The general results of this experiment gives us good insight on the ability of memory. “We demonstrated that the production effect is not simply the result of enhanced memory for items read aloud but instead results from a cost to memory for items read silently” (Jones and Pyc 300). Both experiments reflected that the benefits of production were less than the costs of silent items. Thus, this experiment discredits the belief that the production effect is a memory tool, as memory is rather decreased by reading silent items, not increased by reading aloud.
The second article I selected is titled: Parametric Effects of Word Frequency in Memory for Mixed Frequency Lists. This research report was written by Lynn J. Lohnas and Michael J. Kahana of the University of Pennsylvania. It was published on July 8, 2013, in the Journal of Experimental Psychology: Learning, Memory, and Cognition.
An important concept to consider, as the article is built around this concept, is word frequency paradox. As defined in the abstract of the article, word frequency paradox is the finding that low frequency words are better recognized than high frequency words yet high frequency words are better recalled than low frequency words. However, based on prior experiments, this view is partially challenged, as the types of word that are recalled better can vary between high and low frequency. Thus an important question in the article is brought up. Why is item recognition consistently favorable towards low frequency words in mixed lists, but during superior recall of mixed lists there can be variations in which word frequency type is superior? Previous experiments showed instability in recall results. The authors believe that the instability is due to the substantial difference in the range of word frequencies between the high and low frequency groups. The main goal of this experiment was “to quantify the functional relation between word frequency and memory performance across the broad range of frequencies typically used in episodic memory experiments.” (Lohnas and Kahana 1).
The authors address their questions concerning relations between high and low frequencies by conducting an experiment aimed at collecting data on both recognition memory and free recall. For the free recall portion of the experiment, instead of just collecting data on results from high frequency words and low frequency words, the authors decided to use mixed frequency lists that included all the frequencies in between the high and low as well. 132 participants were used in the overall experiment. For each session of the experiment there were 16 lists of 16 words. One list containing sixteen words would be presented on a computer screen, one at a time. Each word would be accompanied by between 0 and 2 encoding tasks (these tasks included a size judgment and an animacy judgment. The number of encoding tasks changes not by each photo, but by each list. Following each list was an immediate free recall test.
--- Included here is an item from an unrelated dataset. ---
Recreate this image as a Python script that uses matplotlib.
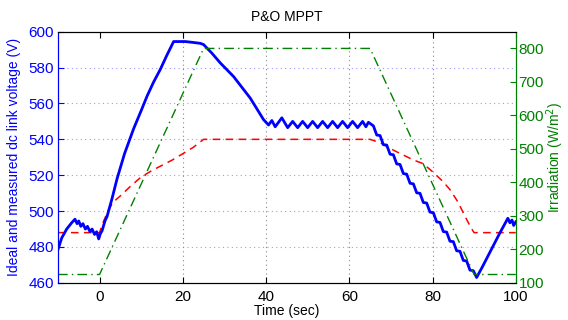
import matplotlib
matplotlib.use('Agg')
import matplotlib.pyplot as plt

plt.rcParams['font.family'] = ['Liberation Sans', 'DejaVu Sans']

# ---------------- data ---------------- #
# measured dc link voltage (blue)
t_meas = [-10, -9.1, -7.9, -6.7, -5.9, -5.4, -5.0, -4.5, -4.0, -3.4, -2.9, -2.3, -1.8, -1.2, -0.7, -0.2,
          0.2, 0.6, 1.3, 1.8, 3.0, 4.2, 6.0, 8.2, 10.0, 11.4, 13.0, 14.6, 16.2, 17.8, 20.6, 22.5, 24.2, 25.0,
          27.0, 29.0, 32.2, 36.2, 39.4, 40.6,
          41.4, 42.2, 43.8, 45.2, 46.4, 47.6, 48.8, 50.0, 51.2, 52.4, 53.6, 54.8, 56.0, 57.2, 58.4, 59.6,
          60.8, 62.0, 63.2, 64.0, 64.6,
          65.8, 66.6, 67.4, 68.2, 69.0, 69.8, 70.6, 71.4, 72.2, 73.0, 73.8, 74.6, 75.4, 76.2, 77.0, 77.8,
          78.6, 79.4, 80.2, 81.0, 81.8, 82.6, 83.4, 84.2, 85.0, 85.8, 86.6, 87.4, 88.2, 89.0, 89.8, 90.6,
          92.0, 94.0, 96.0, 98.1, 98.6, 99.1, 99.5, 100]
v_meas = [478.5, 485, 490, 493.5, 495.5, 493, 494.5, 491.5, 493, 490, 491.5, 488.5, 490, 487, 488.5, 484.5,
          487.5, 489, 494.5, 497, 507, 518, 532, 546, 556, 564, 572, 579, 587, 594.5, 594.5, 594, 593.5, 592.8,
          588, 582.6, 575, 563, 551, 548,
          550.5, 547, 552, 546.5, 550, 546.5, 550, 546.5, 550, 546.5, 550, 546.5, 550, 546.5, 550, 546.5,
          550, 546.5, 550, 547, 549.5,
          547.5, 542.4, 542.1, 537.0, 536.8, 531.7, 531.4, 526.3, 526.0, 520.9, 520.6, 515.5, 515.2, 510.2, 509.9, 504.8,
          504.5, 499.4, 499.1, 494.0, 493.7, 488.6, 488.3, 483.2, 483.0, 477.9, 477.6, 472.5, 472.2, 467.1, 466.8, 463,
          469, 478, 487, 496, 493.5, 495, 492, 494]

# ideal dc link voltage (red)
t_ideal = [-10, 0, 0.5, 1, 2, 3, 4, 5, 7.5, 10, 12.5, 15, 17.5, 20, 22.5, 25,
           65, 67.5, 71, 75.4, 77.7, 80, 82.5, 84.2, 86, 87.3, 88.5, 89.7, 90, 100]
v_ideal = [488, 488, 491.5, 494.5, 500, 504, 506.5, 508.5, 514, 519, 522.5, 525.5, 528.5, 532, 535.5, 540,
           540, 538, 533.5, 528.5, 526.5, 522, 516.5, 512, 505.5, 499.5, 494, 489, 488, 488]

# irradiation (green)
t_irr = [-10, 0, 25, 65, 90, 100]
g_irr = [125, 125, 800, 800, 125, 125]

x_ticks = [0, 20, 40, 60, 80, 100]
v_ticks = [460, 480, 500, 520, 540, 560, 580, 600]
g_ticks = [100, 200, 300, 400, 500, 600, 700, 800]
# --------------------------------------------------------- #

GREEN = (0, 0.5, 0)

fig = plt.figure(figsize=(5.68, 3.2), dpi=100)
ax1 = fig.add_axes([0.102, 0.116, 0.806, 0.785])
ax2 = ax1.twinx()

ax1.plot(t_meas, v_meas, color='blue', lw=2.0, zorder=3)
ax1.plot(t_ideal, v_ideal, color='red', lw=1.1, ls=(0, (5, 3.5)), zorder=2)
ax2.plot(t_irr, g_irr, color=GREEN, lw=1.0, ls=(0, (7, 3, 1, 3)))

ax1.set_xlim(-10, 100)
ax1.set_ylim(460, 600)
ax2.set_ylim(100, 850)
ax1.set_xticks(x_ticks)
ax1.set_yticks(v_ticks)
ax2.set_yticks(g_ticks)

# grid: blue-ish horizontal, grey vertical (matlab style)
for v in v_ticks[1:-1]:
    ax1.axhline(v, color='#9a9aff', lw=0.8, ls=(0, (1, 3)), zorder=1)
for x in x_ticks[1:-1]:
    ax1.axvline(x, color='#888888', lw=0.8, ls=(0, (1, 3)), zorder=1)

ax1.tick_params(axis='x', direction='in', length=4, labelsize=11, top=True, colors='black', pad=5)
ax1.tick_params(axis='y', direction='in', length=4, labelsize=11, colors='blue', pad=3)
ax2.tick_params(axis='y', direction='in', length=4, labelsize=11, colors=GREEN, pad=2)

ax1.spines['left'].set_color('blue')
ax2.spines['left'].set_color('blue')
ax2.spines['right'].set_color(GREEN)
ax1.spines['right'].set_color(GREEN)

ax1.set_title('P&O MPPT', fontsize=10, pad=8)
ax1.set_xlabel('Time (sec)', fontsize=10, labelpad=0)
ax1.set_ylabel('Ideal and measured dc link voltage (V)', fontsize=10, color='blue', labelpad=5)
ax2.set_ylabel('Irradiation (W/m$^2$)', fontsize=10, color=GREEN, labelpad=0)

fig.savefig('out.png', dpi=100)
The results showed that participants recalled higher proportions of both low and high frequency words than words of intermediate frequency, forming a sort of U shape. This U shape held true for both items without an encoding task, and those with an encoding task. However, when no task was presented, the recall probability for each frequency was higher by about .05 to .08.
At the end of the 16 lists presented in the session, participants would be presented with a recognition test. For half of the sessions (randomly selected) students would be given a final cumulative free recall test, in between the recall test from the 16th list and the recognition test. During this free recall test participants were asked to recall all possible items from all the lists in the section. For the recognition test, 320 words were presented one at a time on a computer screen, and participants had to select which words had showed up in the lists, and which one’s hadn’t.
The results from the recognition tests show us that with increasing word frequency, participants were more likely to incorrectly accept lures and less likely to correctly recognize targets. Thus the lower the frequency, the more likely participants were to select them in recognition tests. When no encoding tasks were presented, participants were just a little more likely to have a higher hit rate in the recognition test.
The final article that I decided to summarize is: Learning to Remember by Learning to Speak. The article was written by Marc Ettlinger of the Veterans Affairs Northern California Health Care System, Jennifer Lanter of the University of Wisconsin–Green Bay, and Craig K. Van Pay of the University of Houston. This article is found the 2014 edition of Developmental Psychology.
The goal of this experiment was to test if a child’s memory can be impacted by language. Many psychological studies regarding language had been conducted before, however none had ever had directly connected memory and language, and thus these authors were interested in digging into this topic. The authors predicted that the children’s ability to recall the plurality of different items depended on the phonology of the word, which is the sounds associated with a certain word. The authors saw it best to use three different categories of plural words. “We also considered the correlation between children’s ability to recall the plurality of sibilant-final words and their ability to articulate the plural for sibilant-final words, their recall and articulation of plosive-final words, and their recall and articulation of vowel-final words” (Ettlinger 432).
For the experiment the authors selected monolingual children that were ages 3–5 years old. In total there were 50 participants. Once they started to undergo the tests, children were show pictures of 36 objects, either shown as a singular object, or the same object four times. The child is later tested on 18 of the photos seen earlier by moving the picture he or she saw into the middle, lower box in the center of a board. If it was one of the photos with four objects, and the child selected, it means that he or she most likely understands the phonology of the name of the object selected. A certain production task, called the wug test was used to test their ability to produce the plural. In this test, the experimenter took a photo of a novel item that the child had not yet seen yet, and told him the name of the object, which was a nonce word. He then shows the child a photo of multiple units of the same object, and asks the child to tell him what it he or she is seeing in the photo, in a complete sentence. In the data collected, the researchers found an interesting correlation between plosive final words and sibilant final words. There was no connection with vowel-final words. As stated in the article, “This suggests that memory mirrors the development of plural production, where children first develop mastery of the pluralization of vowel-final words but still struggle with sibilant final words, with plosives somewhere in the middle” (Ettlinger 436). As a result of their studies, these psychologists were able to accurately prove a connection between language and memory.